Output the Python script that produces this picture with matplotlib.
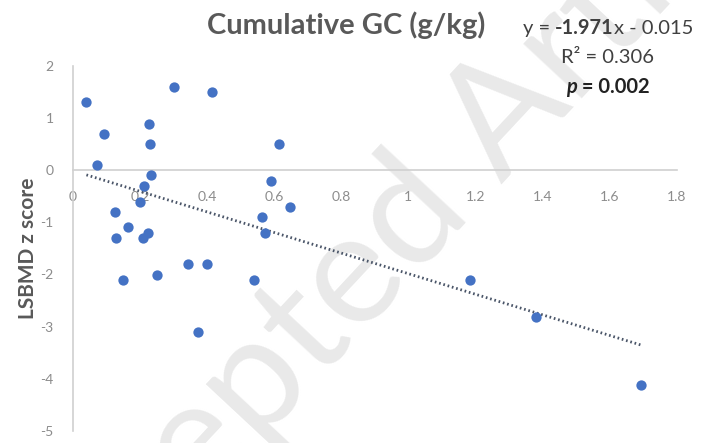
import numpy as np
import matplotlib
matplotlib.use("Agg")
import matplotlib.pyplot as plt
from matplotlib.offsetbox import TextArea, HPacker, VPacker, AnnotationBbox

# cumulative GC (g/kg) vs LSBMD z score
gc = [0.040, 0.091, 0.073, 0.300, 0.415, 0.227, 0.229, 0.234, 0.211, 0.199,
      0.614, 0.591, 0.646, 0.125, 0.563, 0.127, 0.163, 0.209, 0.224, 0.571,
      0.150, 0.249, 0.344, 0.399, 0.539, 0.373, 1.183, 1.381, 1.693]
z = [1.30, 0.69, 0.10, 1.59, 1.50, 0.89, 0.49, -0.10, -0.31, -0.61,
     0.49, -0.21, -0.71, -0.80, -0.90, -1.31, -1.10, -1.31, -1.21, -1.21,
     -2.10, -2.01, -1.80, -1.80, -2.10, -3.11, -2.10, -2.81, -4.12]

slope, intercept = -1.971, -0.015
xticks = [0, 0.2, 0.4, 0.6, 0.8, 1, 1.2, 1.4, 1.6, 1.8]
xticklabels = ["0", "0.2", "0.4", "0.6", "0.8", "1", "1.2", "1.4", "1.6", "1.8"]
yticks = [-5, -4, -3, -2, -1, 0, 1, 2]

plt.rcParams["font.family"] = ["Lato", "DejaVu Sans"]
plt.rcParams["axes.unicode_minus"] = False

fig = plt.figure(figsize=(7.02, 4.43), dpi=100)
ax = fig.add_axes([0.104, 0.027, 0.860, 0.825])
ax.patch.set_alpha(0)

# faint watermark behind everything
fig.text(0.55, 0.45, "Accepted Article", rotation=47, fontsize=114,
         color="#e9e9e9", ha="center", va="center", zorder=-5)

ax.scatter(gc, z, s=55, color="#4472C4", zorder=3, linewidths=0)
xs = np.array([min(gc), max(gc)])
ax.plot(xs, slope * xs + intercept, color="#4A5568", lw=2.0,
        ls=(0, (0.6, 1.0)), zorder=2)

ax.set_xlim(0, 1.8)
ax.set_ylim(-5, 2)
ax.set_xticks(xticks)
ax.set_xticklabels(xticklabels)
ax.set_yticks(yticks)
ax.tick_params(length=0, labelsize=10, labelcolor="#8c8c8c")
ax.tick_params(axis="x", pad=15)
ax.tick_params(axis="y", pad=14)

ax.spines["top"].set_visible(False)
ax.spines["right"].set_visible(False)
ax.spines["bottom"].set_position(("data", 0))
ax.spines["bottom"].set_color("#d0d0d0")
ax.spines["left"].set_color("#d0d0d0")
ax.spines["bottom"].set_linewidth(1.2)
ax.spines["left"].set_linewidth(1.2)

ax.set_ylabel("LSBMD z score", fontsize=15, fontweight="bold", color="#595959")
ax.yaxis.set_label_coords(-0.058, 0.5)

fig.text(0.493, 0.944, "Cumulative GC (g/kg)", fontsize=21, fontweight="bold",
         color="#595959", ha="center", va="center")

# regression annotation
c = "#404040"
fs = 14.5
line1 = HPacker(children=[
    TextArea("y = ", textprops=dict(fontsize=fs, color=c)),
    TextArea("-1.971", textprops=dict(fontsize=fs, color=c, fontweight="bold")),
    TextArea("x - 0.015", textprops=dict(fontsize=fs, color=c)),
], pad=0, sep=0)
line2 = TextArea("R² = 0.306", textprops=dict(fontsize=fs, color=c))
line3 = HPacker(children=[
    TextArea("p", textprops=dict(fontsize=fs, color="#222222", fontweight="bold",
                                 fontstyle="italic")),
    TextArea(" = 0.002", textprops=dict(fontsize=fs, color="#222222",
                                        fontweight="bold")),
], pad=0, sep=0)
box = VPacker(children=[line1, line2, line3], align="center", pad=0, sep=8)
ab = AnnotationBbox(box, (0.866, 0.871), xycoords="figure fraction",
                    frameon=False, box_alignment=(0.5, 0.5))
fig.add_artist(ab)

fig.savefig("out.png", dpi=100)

◇ ◇ ◇ ◇ ◇

## GIVEN PROBLEM
Which lines contain "matplotlib"? Copy each of them.

## CORRECT ANSWER
Output the Python script that produces this picture with matplotlib.
import matplotlib
matplotlib.use("Agg")
import matplotlib.pyplot as plt
from matplotlib.offsetbox import TextArea, HPacker, VPacker, AnnotationBbox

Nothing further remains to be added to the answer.